Conforme vas creciendo te vas generando más y más expectativas de lo que tu vida debería ser. “A los X años debería tener el trabajo de mis sueños, debería estar casada, debería disfrutar viajes constantes con mi pareja, quizá empezar a pensar en formar una familia; quizás a X años debería estar viajando sola por el mundo, tener un refugio de animales maltratados, independencia económica; a los X años debería tener mi vida encarrilada y saber hacia dónde voy y lo que quiero”.
Pero llega esa edad y te das cuenta que todo lo que tienes son expectativas, y si bien no se trata de si son expectativas altas o bajas, se trata de que muchas veces eso que esperas no llega como quieres o en el momento que quieres.
Es ahí cuando llegas a ese punto en donde te das cuenta que has pasado tu vida esperando cosas que quizá no van a llegar. Que tu jefe valore el trabajo que haces, que tu talento sea reconocido, que tu familia cambie de dinámica, que tu pareja sea más detallista o menos posesiva. En fin, nos la pasamos esperando que las circunstancias a nuestro alrededor cambien. Y es hasta que nos damos cuenta que somos nosotras quienes tenemos el poder para cambiar esas circunstancias cuando podemos encontrar el rumbo para eso que el mundo llama “felicidad”.
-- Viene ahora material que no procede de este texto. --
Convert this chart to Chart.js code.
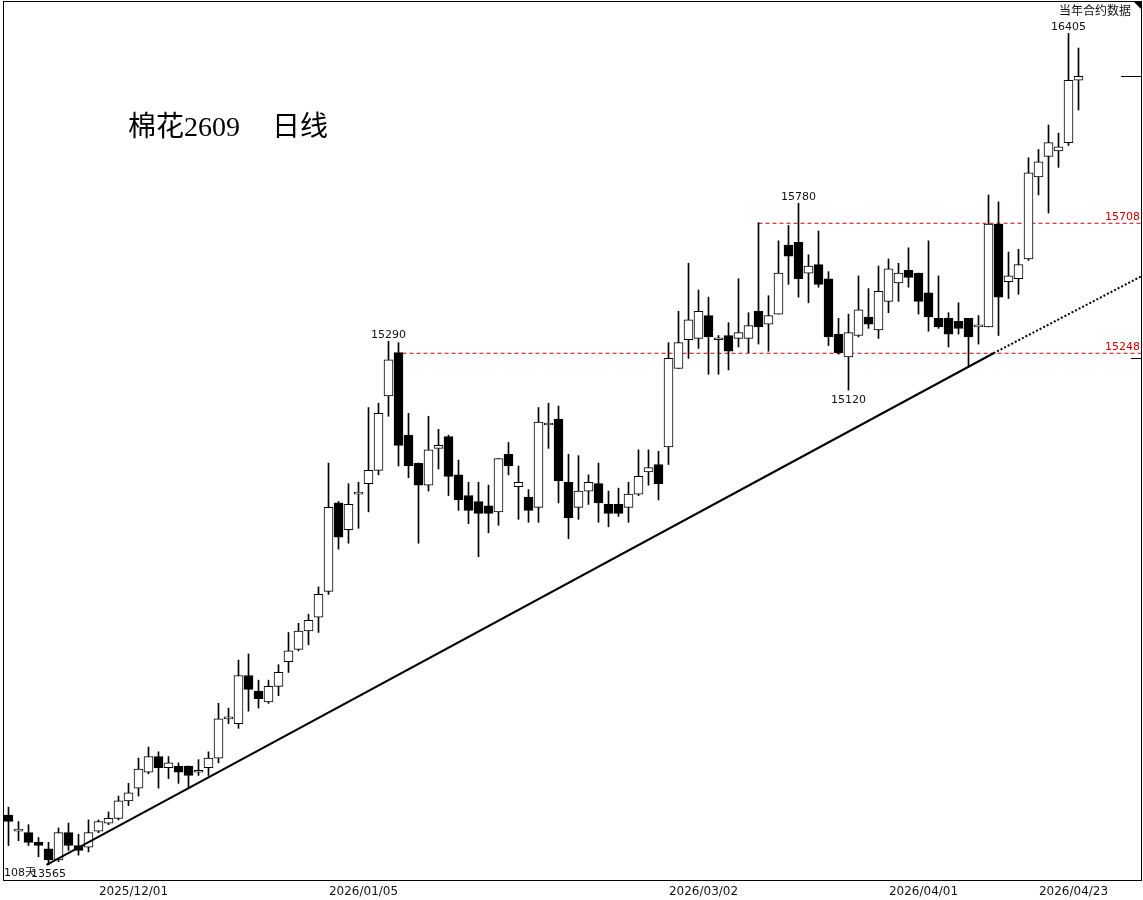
<!DOCTYPE html>
<html><head><meta charset="utf-8">
<script src="https://cdn.jsdelivr.net/npm/chart.js@4/dist/chart.umd.min.js"></script>
<style>html,body{margin:0;padding:0;background:#fff}#wrap{width:1143px;height:900px;position:relative}</style>
</head><body><div id="wrap"><canvas id="c" width="1143" height="900"></canvas></div>
<script>
// ---- data (daily candles, 108 trading days) ----
const openP  = [13720,13670,13665,13635,13615,13580,13665,13625,13620,13670,13695,13710,13765,13805,13855,13905,13870,13875,13875,13855,
13870,13900,14025,14010,14165,14115,14080,14130,14210,14250,14310,14355,14440,14735,14645,14765,14800,14845,15100,15250,
14965,14870,14795,14920,14960,14830,14760,14740,14725,14705,14900,14790,14755,14720,15000,15020,14805,14720,14775,14800,
14730,14730,14720,14765,14840,14865,14925,15195,15295,15300,15380,15295,15310,15300,15300,15395,15350,15385,15630,15640,
15530,15560,15510,15315,15235,15310,15375,15330,15430,15495,15540,15530,15460,15370,15370,15360,15370,15340,15340,15705,
15500,15510,15580,15875,15950,15970,16000,16230];
const highP  = [13745,13700,13690,13650,13635,13680,13695,13660,13705,13705,13730,13780,13820,13900,13935,13920,13905,13885,13875,13895,
13920,14075,14060,14215,14235,14150,14150,14200,14305,14335,14365,14455,14870,14740,14800,14805,15060,15075,15290,15285,
15040,14870,15030,14985,14965,14880,14805,14805,14795,14885,14940,14860,14780,15060,15075,15065,14900,14895,14830,14870,
14775,14785,14805,14915,14915,14910,15285,15395,15565,15470,15445,15310,15355,15510,15390,15710,15450,15645,15700,15780,
15595,15680,15535,15370,15385,15520,15475,15555,15580,15565,15620,15530,15645,15520,15390,15425,15370,15380,15810,15785,
15605,15615,15945,15975,16065,16035,16405,16350];
const lowP   = [13625,13640,13625,13590,13565,13575,13610,13595,13605,13665,13690,13705,13750,13780,13850,13805,13835,13820,13805,13845,
13845,13885,14010,13995,14050,14060,14075,14100,14175,14245,14265,14305,14430,14580,14600,14650,14705,14830,15030,14860,
14820,14600,14775,14850,14760,14710,14665,14555,14635,14660,14830,14680,14670,14670,14920,14735,14615,14680,14730,14670,
14655,14690,14670,14760,14795,14745,14865,15195,15230,15265,15175,15175,15190,15270,15250,15280,15255,15385,15490,15445,
15425,15480,15275,15245,15120,15305,15335,15300,15390,15430,15480,15385,15325,15335,15270,15315,15200,15280,15340,15310,
15440,15455,15575,15810,15745,15910,15990,16120];
const closeP = [13700,13670,13635,13625,13580,13665,13625,13610,13665,13700,13710,13765,13790,13865,13905,13870,13885,13855,13845,13860,
13900,14025,14025,14165,14120,14090,14130,14175,14245,14310,14345,14430,14720,14620,14730,14765,14845,15040,15225,14930,
14860,14795,14915,14930,14825,14745,14710,14700,14700,14885,14860,14805,14710,15010,15000,14810,14685,14775,14805,14735,
14700,14700,14765,14825,14855,14800,15230,15285,15365,15395,15305,15300,15255,15320,15345,15340,15380,15530,15590,15510,
15555,15490,15305,15250,15320,15400,15350,15465,15545,15530,15515,15430,15375,15340,15315,15335,15305,15340,15705,15445,
15520,15560,15890,15930,16000,15985,16230,16245];

const dateLabels = ['2025/12/01','2026/01/05','2026/03/02','2026/04/01','2026/04/23'];
const dateIdx    = [13, 36, 70, 92, 107];

const peakLabels = [
  {i: 38,  v: 15290, pos: 'above'},
  {i: 79,  v: 15780, pos: 'above'},
  {i: 84,  v: 15120, pos: 'below'},
  {i: 106, v: 16405, pos: 'above'},
  {i: 4,   v: 13565, pos: 'below'}
];
const levelValues = [15708, 15248];
const levelStart  = [75, 39.4];
const trendSolid  = [{x: 3.8, y: 13565}, {x: 98.5, y: 15248}];
const trendDotted = [{x: 98.5, y: 15248}, {x: 113.25, y: 15518}];
const rightMarkPrices = [16245, 15233];

const titleText = '棉花2609  日线';
const cornerText = '当年合约数据';
const daysText = '108天';

// ---- build ----
const bodyData = openP.map((o, i) => ({x: i, y: [o, closeP[i]]}));
const wickData = lowP.map((l, i) => ({x: i, y: [l, highP[i]]}));
const bodyFill = openP.map((o, i) => closeP[i] >= o ? '#ffffff' : '#000000');

const overlay = {
  id: 'overlay',
  afterDraw(chart) {
    const {ctx, chartArea: a, scales: {x, y}} = chart;
    ctx.save();
    ctx.strokeStyle = '#000';
    ctx.lineWidth = 1;
    ctx.strokeRect(a.left + 0.5, a.top - 0.5, a.right - a.left, a.bottom - a.top + 1);
    // corner triangle
    ctx.fillStyle = '#000';
    ctx.beginPath();
    ctx.moveTo(a.right - 8, a.top - 1);
    ctx.lineTo(a.right + 1, a.top - 1);
    ctx.lineTo(a.right + 1, a.top + 8);
    ctx.closePath();
    ctx.fill();
    // right marks
    rightMarkPrices.forEach((v, k) => {
      const py = Math.round(y.getPixelForValue(v)) + 0.5;
      ctx.beginPath();
      ctx.moveTo(a.right - (k === 0 ? 20 : 10), py);
      ctx.lineTo(a.right, py);
      ctx.stroke();
    });
    // peak labels
    ctx.font = '11px "DejaVu Sans"';
    ctx.fillStyle = '#111';
    ctx.textAlign = 'center';
    ctx.textBaseline = 'alphabetic';
    peakLabels.forEach(p => {
      const px = x.getPixelForValue(p.i);
      const py = y.getPixelForValue(p.v);
      ctx.fillText(String(p.v), px, p.pos === 'above' ? py - 3 : py + 12.5);
    });
    // level labels
    ctx.fillStyle = '#d00000';
    ctx.textAlign = 'right';
    levelValues.forEach(v => {
      ctx.fillText(String(v), a.right - 1, y.getPixelForValue(v) - 3.5);
    });
    // days text
    ctx.fillStyle = '#111';
    ctx.textAlign = 'left';
    ctx.font = '11px "DejaVu Sans","Noto Sans CJK SC"';
    ctx.fillText(daysText, a.left + 1, 876);
    // corner text
    ctx.font = '12px "Noto Sans CJK SC"';
    ctx.textAlign = 'right';
    ctx.textBaseline = 'middle';
    ctx.fillText(cornerText, 1131, 10);
    // title (two words, wide gap as in the reference)
    ctx.font = '28px "Liberation Serif","Noto Sans CJK SC"';
    ctx.textAlign = 'left';
    ctx.fillStyle = '#000';
    const parts = titleText.split(/\s+/);
    ctx.fillText(parts[0], 128, 129);
    ctx.fillText(parts[1], 272, 129);
    ctx.restore();
  }
};

new Chart(document.getElementById('c'), {
  type: 'bar',
  data: {
    datasets: [
      {type: 'line', data: [{x: levelStart[0], y: levelValues[0]}, {x: 113.25, y: levelValues[0]}],
       borderColor: '#d00000', borderWidth: 1, borderDash: [4, 3], pointRadius: 0, order: 5},
      {type: 'line', data: [{x: levelStart[1], y: levelValues[1]}, {x: 113.25, y: levelValues[1]}],
       borderColor: '#d00000', borderWidth: 1, borderDash: [4, 3], pointRadius: 0, order: 5},
      {type: 'bar', data: wickData, backgroundColor: '#000', borderWidth: 0, barThickness: 1,
       grouped: false, order: 4},
      {type: 'bar', data: bodyData, backgroundColor: bodyFill, borderColor: '#000', borderWidth: 1,
       borderSkipped: false, barThickness: 9, grouped: false, minBarLength: 2, order: 3},
      {type: 'line', data: trendSolid, borderColor: '#000', borderWidth: 2, pointRadius: 0, order: 1},
      {type: 'line', data: trendDotted, borderColor: '#000', borderWidth: 2, borderDash: [2, 2], pointRadius: 0, order: 1}
    ]
  },
  options: {
    responsive: false,
    animation: false,
    events: [],
    layout: {padding: {left: 3, right: 2, top: 2, bottom: 0}},
    plugins: {legend: {display: false}, tooltip: {enabled: false}, title: {display: false}},
    scales: {
      x: {
        type: 'linear', min: -0.55, max: 113.25, offset: false, bounds: 'data',
        grid: {display: false, drawTicks: false}, border: {display: false},
        afterBuildTicks: s => { s.ticks = dateIdx.map(i => ({value: i - 0.5})); },
        afterFit: s => { s.height = 20; },
        ticks: {
          autoSkip: false, maxRotation: 0, minRotation: 0, padding: 5,
          color: '#111', font: {family: 'DejaVu Sans', size: 12},
          callback: v => { const j = dateIdx.findIndex(i => Math.abs(i - 0.5 - v) < 0.01); return j >= 0 ? dateLabels[j] : ''; }
        }
      },
      y: {
        type: 'logarithmic', min: 13518, max: 16523, display: false, beginAtZero: false, bounds: 'data'
      }
    }
  },
  plugins: [overlay]
});
</script>
</body></html>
Cuando aprendí a dejar de esperar, todo empezó a cambiar en mi entorno. Me di cuenta que no podía seguir dándole el poder a otros de traer satisfacción a mi vida. Estaba confiando mi felicidad en alguien más, en algo ajeno a mí.
En el momento en el que tomé las riendas de mi vida, sin esperar nada a cambio, fue que la vida empezó a cambiar… para bien.
Decidí dejar de esperar nada de nadie, dejar de esperar que la vida me diera todo lo que yo pensaba que merecía recibir; incluso dejé de esperar cosas de mí misma, dejé de imponer ideas y paradigmas que se me habían impuesto (por la sociedad, por mi familia, mi educación o mi cultura). Empecé a dejar ir todo lo que pensaba que quería recibir, y comencé a aceptar lo que llegaba. Cambié las quejas por agradecimiento. Cambié la frustración por la sorpresa. Cambié el “tener que” por el “querer”.
No fue fácil cambiar, pero una vez que me di cuenta que yo era la culpable de mi propia frustración tuve que poner manos a la obra.
Y así empecé a darme cuenta de tantos sueños que no sabía que tenía y de pronto el vacío se fue llenando. Hubo una luz que mientras más la dejaba brillar menos espacio había para la oscuridad. Empecé a fortalecer mi autoestima; algunos me tacharon de egoísta y quizás sí lo fui, pues dejé de pensar en lo que los demás esperaban de mí, y dejé de esperar ciertas actitudes de regreso…
Al final lo que descubrí fue que al no esperar nada de nadie aprendí a disfrutar las sorpresas que la vida me otorgaba. Cada gesto, cada detalle, cada momento, cada llamada, cada instante se convertía en una alegría, pues era un regalo que no esperaba recibir; y fue así como, cuando dejé de esperar nada… recibí todo.